SAN FRANCISCO – Critical funding measures on the ballot in the struggling California cities of Fresno and Hercules hung in the balance Tuesday before voters – one appears to have passed, another’s fate is too close to call.

In Fresno, city officials were awaiting further vote tallies Wednesday as its measure to outsource its residential trash service to help balance its budget barely led with 50.26% of the vote. Absentee and provisional ballots still needed to be counted as of Wednesday morning, according to the county elections office.

The outsourcing deal would generate about $1.5 million this year and $2.5 million per year thereafter in franchise revenue, while reducing user rates.

If authorized by voters, it would help prevent further cuts to public safety services and more employee layoffs, according to the city’s mayor.

“Assuming all elements of the proposed budget are implemented, fiscal year 2014 will be a turning point toward fiscal sustainability for the city of Fresno,” Mayor Ashley Swearengin said in a statement last week.

Fresno, with a population of more than a half million in the heart of the state’s Central Valley, is grappling with near-term budget problems after it watched its economy fall off a cliff during the recession.

Fresno faced a $16 million deficit in its fiscal 2013 budget due in part to further drops in property tax revenue, unrealized labor concessions, and delay in implementing the commercial garbage contract.

The city has tackled more than $100 million of budget deficits over three and a half years, cutting its workforce by 25% citywide, officials have said.

Hercules officials are probably a bit more relaxed today.

More than 70% of city voters approved a measure that would increase the city’s utility tax two percentage points to 8% for five years, and expand it to include cable television, according to preliminary results from the county elections office.

The apparently successful tax increase would raise about $1 million annually to help the city close a $1.27 million structural deficit in its general fund.

“The bottom-line is that without additional funding, we will have no choice but to consider dissolving our Hercules Police Department, and contracting out public safety services to the county,” City Manager Steve Duran said in a memo to City Council members last week.
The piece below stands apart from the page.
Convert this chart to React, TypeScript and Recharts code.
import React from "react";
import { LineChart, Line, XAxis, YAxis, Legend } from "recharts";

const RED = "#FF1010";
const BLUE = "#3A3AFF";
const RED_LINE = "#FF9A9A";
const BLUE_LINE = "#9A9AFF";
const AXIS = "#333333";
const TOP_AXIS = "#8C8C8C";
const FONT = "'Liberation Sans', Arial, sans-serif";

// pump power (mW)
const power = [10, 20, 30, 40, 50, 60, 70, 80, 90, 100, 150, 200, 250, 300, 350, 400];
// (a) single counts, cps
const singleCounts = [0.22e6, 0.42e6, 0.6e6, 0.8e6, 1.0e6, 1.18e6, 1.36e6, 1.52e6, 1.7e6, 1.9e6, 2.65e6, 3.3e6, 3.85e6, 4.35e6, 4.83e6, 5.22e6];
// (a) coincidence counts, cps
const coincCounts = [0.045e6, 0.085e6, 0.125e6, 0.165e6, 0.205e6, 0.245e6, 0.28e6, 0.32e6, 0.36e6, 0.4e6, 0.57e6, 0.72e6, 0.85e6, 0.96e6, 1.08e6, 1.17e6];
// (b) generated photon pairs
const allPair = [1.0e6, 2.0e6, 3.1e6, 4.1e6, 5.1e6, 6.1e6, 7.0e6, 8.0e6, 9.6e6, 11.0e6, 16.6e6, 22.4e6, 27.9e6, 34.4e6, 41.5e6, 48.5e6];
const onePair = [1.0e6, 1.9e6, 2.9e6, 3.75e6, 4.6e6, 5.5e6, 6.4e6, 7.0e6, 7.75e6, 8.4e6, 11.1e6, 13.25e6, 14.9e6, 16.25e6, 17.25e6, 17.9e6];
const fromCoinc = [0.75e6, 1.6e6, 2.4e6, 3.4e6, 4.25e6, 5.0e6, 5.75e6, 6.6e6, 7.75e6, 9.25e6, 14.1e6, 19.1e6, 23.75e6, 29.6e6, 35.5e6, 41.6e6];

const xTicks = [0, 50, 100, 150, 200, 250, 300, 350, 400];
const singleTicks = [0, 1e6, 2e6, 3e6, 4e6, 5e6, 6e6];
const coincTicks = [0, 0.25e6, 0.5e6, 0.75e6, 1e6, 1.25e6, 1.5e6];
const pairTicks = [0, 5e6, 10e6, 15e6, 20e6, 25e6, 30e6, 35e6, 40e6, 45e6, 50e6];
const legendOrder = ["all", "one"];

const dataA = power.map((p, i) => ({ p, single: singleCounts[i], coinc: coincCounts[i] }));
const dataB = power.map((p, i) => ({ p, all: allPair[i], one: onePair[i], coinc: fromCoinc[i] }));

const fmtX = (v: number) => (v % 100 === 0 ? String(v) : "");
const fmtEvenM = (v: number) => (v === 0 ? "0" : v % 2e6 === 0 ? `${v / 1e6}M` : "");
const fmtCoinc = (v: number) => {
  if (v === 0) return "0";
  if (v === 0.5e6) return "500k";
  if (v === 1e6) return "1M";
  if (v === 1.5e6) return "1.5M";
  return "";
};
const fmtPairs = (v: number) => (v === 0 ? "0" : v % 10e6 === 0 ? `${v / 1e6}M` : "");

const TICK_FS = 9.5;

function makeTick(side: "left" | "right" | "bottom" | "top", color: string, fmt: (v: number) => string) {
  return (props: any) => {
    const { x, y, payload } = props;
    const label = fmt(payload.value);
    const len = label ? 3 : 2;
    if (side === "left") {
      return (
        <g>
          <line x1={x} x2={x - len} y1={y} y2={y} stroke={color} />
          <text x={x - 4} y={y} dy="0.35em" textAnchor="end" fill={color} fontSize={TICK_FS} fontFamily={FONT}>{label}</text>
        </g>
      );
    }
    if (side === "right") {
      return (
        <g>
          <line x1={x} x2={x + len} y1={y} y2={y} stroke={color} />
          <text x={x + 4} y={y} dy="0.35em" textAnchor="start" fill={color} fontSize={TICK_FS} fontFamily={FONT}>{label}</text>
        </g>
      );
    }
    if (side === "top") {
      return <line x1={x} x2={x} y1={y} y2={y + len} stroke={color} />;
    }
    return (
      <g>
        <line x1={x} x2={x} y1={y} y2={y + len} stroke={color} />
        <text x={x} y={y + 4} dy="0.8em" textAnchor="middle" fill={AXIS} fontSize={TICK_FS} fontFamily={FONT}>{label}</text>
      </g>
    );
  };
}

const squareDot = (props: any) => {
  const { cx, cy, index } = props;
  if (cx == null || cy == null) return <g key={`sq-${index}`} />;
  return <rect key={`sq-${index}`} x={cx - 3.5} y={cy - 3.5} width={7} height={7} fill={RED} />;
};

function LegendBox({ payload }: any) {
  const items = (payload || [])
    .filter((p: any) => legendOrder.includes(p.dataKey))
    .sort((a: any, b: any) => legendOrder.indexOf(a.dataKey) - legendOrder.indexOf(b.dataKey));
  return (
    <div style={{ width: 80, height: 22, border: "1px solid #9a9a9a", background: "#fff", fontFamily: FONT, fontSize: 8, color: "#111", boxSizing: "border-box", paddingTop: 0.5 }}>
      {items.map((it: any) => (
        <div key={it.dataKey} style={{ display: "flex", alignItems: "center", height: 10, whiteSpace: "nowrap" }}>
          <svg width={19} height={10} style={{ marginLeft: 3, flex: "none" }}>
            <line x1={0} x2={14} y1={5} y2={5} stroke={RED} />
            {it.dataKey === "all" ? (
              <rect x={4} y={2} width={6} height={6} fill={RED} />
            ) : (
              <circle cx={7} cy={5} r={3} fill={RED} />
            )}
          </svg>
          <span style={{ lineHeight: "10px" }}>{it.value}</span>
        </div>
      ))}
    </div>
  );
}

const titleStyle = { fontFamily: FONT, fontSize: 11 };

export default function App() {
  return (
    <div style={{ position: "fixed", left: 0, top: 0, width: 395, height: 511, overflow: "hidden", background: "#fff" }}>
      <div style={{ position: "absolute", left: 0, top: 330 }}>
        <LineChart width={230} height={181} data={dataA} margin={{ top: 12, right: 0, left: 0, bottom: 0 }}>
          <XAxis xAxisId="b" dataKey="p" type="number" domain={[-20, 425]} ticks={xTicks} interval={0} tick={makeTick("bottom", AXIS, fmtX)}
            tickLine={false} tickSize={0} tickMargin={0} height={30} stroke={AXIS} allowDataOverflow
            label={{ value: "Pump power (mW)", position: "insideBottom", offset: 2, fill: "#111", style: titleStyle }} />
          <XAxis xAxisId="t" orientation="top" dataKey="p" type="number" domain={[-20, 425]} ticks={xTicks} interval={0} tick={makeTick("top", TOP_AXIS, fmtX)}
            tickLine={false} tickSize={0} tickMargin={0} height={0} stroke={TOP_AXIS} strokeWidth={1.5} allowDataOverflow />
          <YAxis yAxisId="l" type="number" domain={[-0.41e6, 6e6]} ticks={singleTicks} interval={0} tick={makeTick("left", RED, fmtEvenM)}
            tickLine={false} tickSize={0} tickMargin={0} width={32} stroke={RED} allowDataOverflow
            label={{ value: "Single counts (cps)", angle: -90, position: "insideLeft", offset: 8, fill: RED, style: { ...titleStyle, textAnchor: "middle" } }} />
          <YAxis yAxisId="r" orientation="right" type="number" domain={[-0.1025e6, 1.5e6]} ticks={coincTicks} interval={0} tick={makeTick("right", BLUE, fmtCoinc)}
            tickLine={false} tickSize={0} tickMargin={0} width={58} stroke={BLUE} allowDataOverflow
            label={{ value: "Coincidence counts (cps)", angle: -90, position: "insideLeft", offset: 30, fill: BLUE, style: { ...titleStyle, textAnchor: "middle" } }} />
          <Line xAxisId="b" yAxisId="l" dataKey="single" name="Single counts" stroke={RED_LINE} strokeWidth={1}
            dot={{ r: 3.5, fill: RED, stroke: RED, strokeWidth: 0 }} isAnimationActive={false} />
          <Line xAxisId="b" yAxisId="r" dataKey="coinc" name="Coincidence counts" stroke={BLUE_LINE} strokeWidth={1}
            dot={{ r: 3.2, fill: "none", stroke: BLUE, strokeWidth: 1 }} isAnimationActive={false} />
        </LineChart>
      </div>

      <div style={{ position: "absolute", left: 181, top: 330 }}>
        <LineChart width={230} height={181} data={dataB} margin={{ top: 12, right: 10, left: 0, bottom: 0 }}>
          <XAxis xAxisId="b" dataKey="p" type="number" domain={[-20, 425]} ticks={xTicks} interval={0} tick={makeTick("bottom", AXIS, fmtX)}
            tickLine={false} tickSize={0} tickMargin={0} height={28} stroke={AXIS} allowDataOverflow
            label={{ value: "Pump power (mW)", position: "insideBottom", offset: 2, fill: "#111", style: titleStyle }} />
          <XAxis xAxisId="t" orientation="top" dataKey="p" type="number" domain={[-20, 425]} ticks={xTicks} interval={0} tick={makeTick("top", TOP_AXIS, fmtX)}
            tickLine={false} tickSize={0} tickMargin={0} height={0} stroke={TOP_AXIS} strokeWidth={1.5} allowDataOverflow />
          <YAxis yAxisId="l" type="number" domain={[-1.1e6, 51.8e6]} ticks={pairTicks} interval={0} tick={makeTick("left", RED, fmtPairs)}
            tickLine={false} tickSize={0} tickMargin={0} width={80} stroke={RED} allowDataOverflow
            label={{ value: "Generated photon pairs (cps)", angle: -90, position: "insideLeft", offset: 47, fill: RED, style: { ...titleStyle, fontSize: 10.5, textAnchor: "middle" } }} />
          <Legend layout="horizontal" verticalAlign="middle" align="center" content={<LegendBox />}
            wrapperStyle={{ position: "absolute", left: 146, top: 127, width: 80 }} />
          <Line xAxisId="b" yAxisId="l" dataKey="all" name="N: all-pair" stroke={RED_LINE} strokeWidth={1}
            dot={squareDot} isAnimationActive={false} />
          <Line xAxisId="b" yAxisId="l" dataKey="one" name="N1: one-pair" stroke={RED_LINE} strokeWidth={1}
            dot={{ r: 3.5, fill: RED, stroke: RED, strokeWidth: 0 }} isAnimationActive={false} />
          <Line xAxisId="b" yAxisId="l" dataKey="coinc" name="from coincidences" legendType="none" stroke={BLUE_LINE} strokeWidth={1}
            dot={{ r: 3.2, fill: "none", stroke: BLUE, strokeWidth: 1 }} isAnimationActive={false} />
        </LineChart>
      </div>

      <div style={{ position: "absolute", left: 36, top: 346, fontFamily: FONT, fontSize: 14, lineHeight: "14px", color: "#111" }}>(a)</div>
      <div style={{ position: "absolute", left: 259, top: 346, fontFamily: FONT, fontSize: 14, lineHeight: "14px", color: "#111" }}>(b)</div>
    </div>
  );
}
This is the second tax increase in as many years Hercules voters have approved to try to fix the city’s financial problems.

The city got a boost in June 2012 when voters overwhelmingly approved a half-cent sales tax increase for four years to add as much as $500,000 revenue annually to the city’s budget.

Last month, the City Council approved the sale of its municipal utility to Pacific Gas & Electric for $9.5 million, which will help retire bond debt.

Hercules, located northeast of San Francisco with a population of around 26,000, has been battered by self-inflicted financial problems, including allegations of misuse of bond money, poor record keeping and other problems.

The allegations of fiscal improprieties led the Federal Bureau of Investigation to open a probe.

The city now has mostly new officials who replaced those who oversaw the alleged abuses, and the new team says it recognizes many of the problems and is trying to correct them.